The history of American wine making goes back to the very first settlers, who arrived to find that there were wild grapes growing which could make wine of a sort. In fact, it's possible that indigenous people were making wine long before this, but unfortunately we don't have any reliable records to prove that.

The wine that was made from wild grapes was not pleasant to European taste, and experiments began to grow the more familiar vitis vinifera, the first plants of which were established as early as 1629 near San Antonio, New Mexico.

American Wine Making

Until the 19th century wine production continued at a low level, but then came the discovery of a native grape, Catawba, which made a very decent hock like wine. Vineyards of Catawba were established in Ohio, and a wine was produced which was said to rival Champagne. Unfortunately, these vineyards were wiped out by a fungus, but wine making continued in other areas, particular around Lake Erie and in New York State.

One of the driving forces of wine making was the need for communion wine, but the influx of Europeans from wine drinking countries meant that there was also a ready market for good home produced wine for the table.

The Californian industry was established in the mid eighteenth century, the need for communion wine being again the driving force. The local wild grapes made poor wine, so root stock was imported from South America, the Criolla grape. This made acceptable but relatively moderate quality wine.

An immigrant from Bordeaux, France, Jean-Louis Vignes, decided to try and improve the quality of wine produced, and imported vine stock from his home country. By the mid nineteenth century his vineyards were producing a thousand barrels of decent wine a year.

Because of its more suitable climate and soil, Californian production moved to Sonoma Valley, where General Mariano Vallejo became an important producer. The real boost to quality wine production in California came when Agoston Haraszthy, considered to be the father of modern wine making in California, purchased dry sloping land and advocated a no irrigation technique which produced grapes with excellent flavor and concentrated sugars. Eventually he was tasked by the US government to bring quality vine root stock from Europe to develop the American wine product, and so began the rise in quality of American wines that we so enjoy today.

California became the center of the wine industry by the late nineteenth century, but due to natural disasters such as insect plagues, the San Francisco earthquake (which on its own destroyed thirty million gallons of wine) the Great Depression and of course, prohibition, the industry fell on seriously hard times. It survived by producing communion wine, which was not prohibited, and producing wine in small “home-made” quantities, which was also legal during Prohibition.

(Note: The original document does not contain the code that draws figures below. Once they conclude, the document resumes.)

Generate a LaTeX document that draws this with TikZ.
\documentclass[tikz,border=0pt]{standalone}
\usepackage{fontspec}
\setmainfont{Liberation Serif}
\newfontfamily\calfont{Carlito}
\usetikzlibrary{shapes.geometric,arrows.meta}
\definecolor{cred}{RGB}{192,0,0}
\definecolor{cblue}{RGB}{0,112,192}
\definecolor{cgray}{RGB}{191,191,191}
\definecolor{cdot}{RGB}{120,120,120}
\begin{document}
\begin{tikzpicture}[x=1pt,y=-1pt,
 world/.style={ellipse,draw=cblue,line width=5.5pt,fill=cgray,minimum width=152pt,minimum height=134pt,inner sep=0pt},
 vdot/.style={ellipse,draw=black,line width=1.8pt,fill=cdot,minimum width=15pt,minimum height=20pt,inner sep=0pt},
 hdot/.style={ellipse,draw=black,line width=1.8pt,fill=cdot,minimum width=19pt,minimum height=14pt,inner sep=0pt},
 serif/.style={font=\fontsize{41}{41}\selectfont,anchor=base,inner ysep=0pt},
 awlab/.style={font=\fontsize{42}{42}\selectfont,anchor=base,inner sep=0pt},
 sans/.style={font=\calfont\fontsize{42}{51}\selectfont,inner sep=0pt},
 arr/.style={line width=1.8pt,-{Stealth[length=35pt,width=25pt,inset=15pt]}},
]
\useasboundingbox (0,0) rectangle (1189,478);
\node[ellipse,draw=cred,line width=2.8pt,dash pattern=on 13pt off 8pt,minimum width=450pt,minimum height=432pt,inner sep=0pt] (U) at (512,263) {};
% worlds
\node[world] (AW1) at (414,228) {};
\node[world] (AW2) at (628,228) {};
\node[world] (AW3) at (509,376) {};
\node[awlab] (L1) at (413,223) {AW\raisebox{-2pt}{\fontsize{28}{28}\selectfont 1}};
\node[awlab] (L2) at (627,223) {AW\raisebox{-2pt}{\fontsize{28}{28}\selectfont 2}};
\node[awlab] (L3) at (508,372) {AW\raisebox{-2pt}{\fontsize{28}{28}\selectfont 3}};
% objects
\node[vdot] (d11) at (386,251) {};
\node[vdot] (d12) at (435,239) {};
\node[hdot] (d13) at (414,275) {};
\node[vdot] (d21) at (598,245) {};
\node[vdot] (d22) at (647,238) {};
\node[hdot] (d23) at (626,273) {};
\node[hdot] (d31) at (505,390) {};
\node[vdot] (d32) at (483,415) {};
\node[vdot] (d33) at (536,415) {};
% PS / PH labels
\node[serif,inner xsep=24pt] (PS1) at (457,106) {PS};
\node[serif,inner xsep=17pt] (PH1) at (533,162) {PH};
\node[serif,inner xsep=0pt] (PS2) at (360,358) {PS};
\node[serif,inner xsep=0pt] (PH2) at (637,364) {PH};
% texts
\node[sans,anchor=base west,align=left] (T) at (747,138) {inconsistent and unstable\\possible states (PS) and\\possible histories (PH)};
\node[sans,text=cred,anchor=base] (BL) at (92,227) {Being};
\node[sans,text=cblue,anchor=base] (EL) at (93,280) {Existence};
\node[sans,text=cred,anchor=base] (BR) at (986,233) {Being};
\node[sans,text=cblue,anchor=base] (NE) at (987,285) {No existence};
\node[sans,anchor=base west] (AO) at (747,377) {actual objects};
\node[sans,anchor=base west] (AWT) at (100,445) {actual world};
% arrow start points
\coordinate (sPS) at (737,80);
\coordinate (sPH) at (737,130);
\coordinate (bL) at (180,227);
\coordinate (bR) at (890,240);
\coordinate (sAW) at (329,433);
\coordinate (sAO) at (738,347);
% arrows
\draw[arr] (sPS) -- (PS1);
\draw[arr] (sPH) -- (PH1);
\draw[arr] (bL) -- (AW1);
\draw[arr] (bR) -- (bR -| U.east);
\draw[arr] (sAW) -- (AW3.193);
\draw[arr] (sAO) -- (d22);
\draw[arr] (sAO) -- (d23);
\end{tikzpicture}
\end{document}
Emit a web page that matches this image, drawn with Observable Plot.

When the wine making industry was re-established after Prohibition, American tastes had coarsened, and the demand was for sweet “dago” wines. It wasn't until the 1970's that the entire industry took a turn for the better, with the establishment of American Viticultural Areas. With the encouragement of the University of California, Davis, the Californian wine industry in particular began to improve its vineyards, introduce better varieties, and work on producing the world beating wines which we enjoy today.